Yo, confiando en Platón y esperanzado en que tuviese razón en cuanto a que un extremo lleva necesariamente al extremo opuesto, esperaba, desde hace varias décadas, una revalorización de la moral, que no se ha producido.

La «civilización», es decir: el consumismo y los valores fáciles de la amoralidad, nos arropan cada vez más. ¿Qué pensar? ¿Todo ha ido descendiendo desde cuando Cicerón se quejaba de la degeneración en las costumbres de su tiempo, una centuria antes de Cristo? Hemos ido perdiendo virtudes como Shakespeare denunciaba en sus sonetos y otras obras de enorme fuerza?

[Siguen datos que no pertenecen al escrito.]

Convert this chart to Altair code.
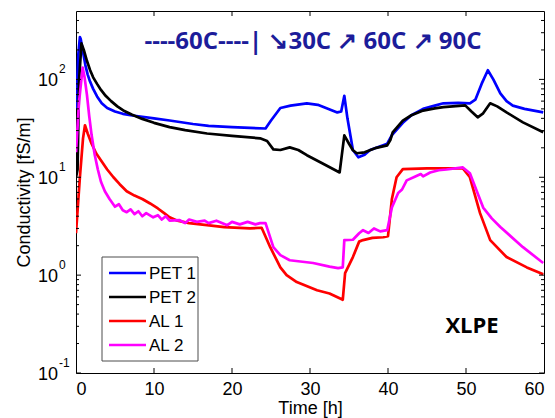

No puede ser. Estaríamos enterrados en el fango pestilente. Ya no sería posible ver con claridad el proceso degenerativo, porque tendríamos los ojos cubiertos de cieno hediondo y fétido.

Las esperanzas están puestas en quienes, a estas alturas u honduras, somos capaces de ver el mal, y señalarlo acusadoramente.

¿Qué somos fantasiosos? No estoy seguro de ello.

¿No estamos viendo la realidad de que por más que algunos se aferren a las prácticas -maravillosas, excelentísimas, portentosas, fantásticas y estupendas- que construyó el Generalísimo Trujillo para ser un dios en esta república-monarquía, y estas prácticas sean denostadas pero no abandonadas, todavía el sueño mirífico de un control absoluto del país, sigue siendo apetitoso bocado que mastican, hasta donde pueden, los presidentes del país?

Sin embargo, no todo ha sido descenso. Irrespeto. Malandrinismo.

Ya no tenemos al espantoso Servicio de Inteligencia Militar (SIM), aunque se sigan practicando otras formas de tortura o castigo brutal -como los disparos de los policías «cirujanos», que obligan a amputaciones- y presiones de autoridades de uniformes o de traje civil con capacidad de mandar uniformados.

El hecho de poder denunciar abusos, el bálsamo de que tenemos una prensa libre (cuando no se ocupa descaradamente como el caso del venerable «Listín Diario», convertido en un panfleto reeleccionista que viene a ser un insulto al nombre del decano de la prensa diaria, así como a la cauta, noble y siempre bien intencionada dirección del inolvidable Rafael Herrera) esto demuestra que, a pesar de los absurdos gubernamentales, por encima de los manejos burdos, la Nación (esa que no creían posible el padre de Francisco del Rosario Sánchez, Siño Narcisazo, quien le decía al héroe independentista que «esto será país, pero Nación nunca»), a pesar de los augurios pesimistas, que no son los de la Casandra homérica, sino peores, por ser frutos de egoísmos y envenenamientos, no por visiones misteriosas, a pesar de todo -repito- este país va en cambio de ser una Nación. No obstante los malos mandatarios que hayan podido surgir de las confusiones del sistema democrático, que si no se pone atención, pueden darle paso a los mentirosos, a los ávidos insaciables.

Ni Plauto, ni Shakespeare ni Fromm, con toda su lucidez y genialidad, tienen la última palabra. Me inclino por una frase que alentaba a nuestro Miguel de Cervantes: «Tras las tinieblas espero Luz» (Post tenebras spero lucem).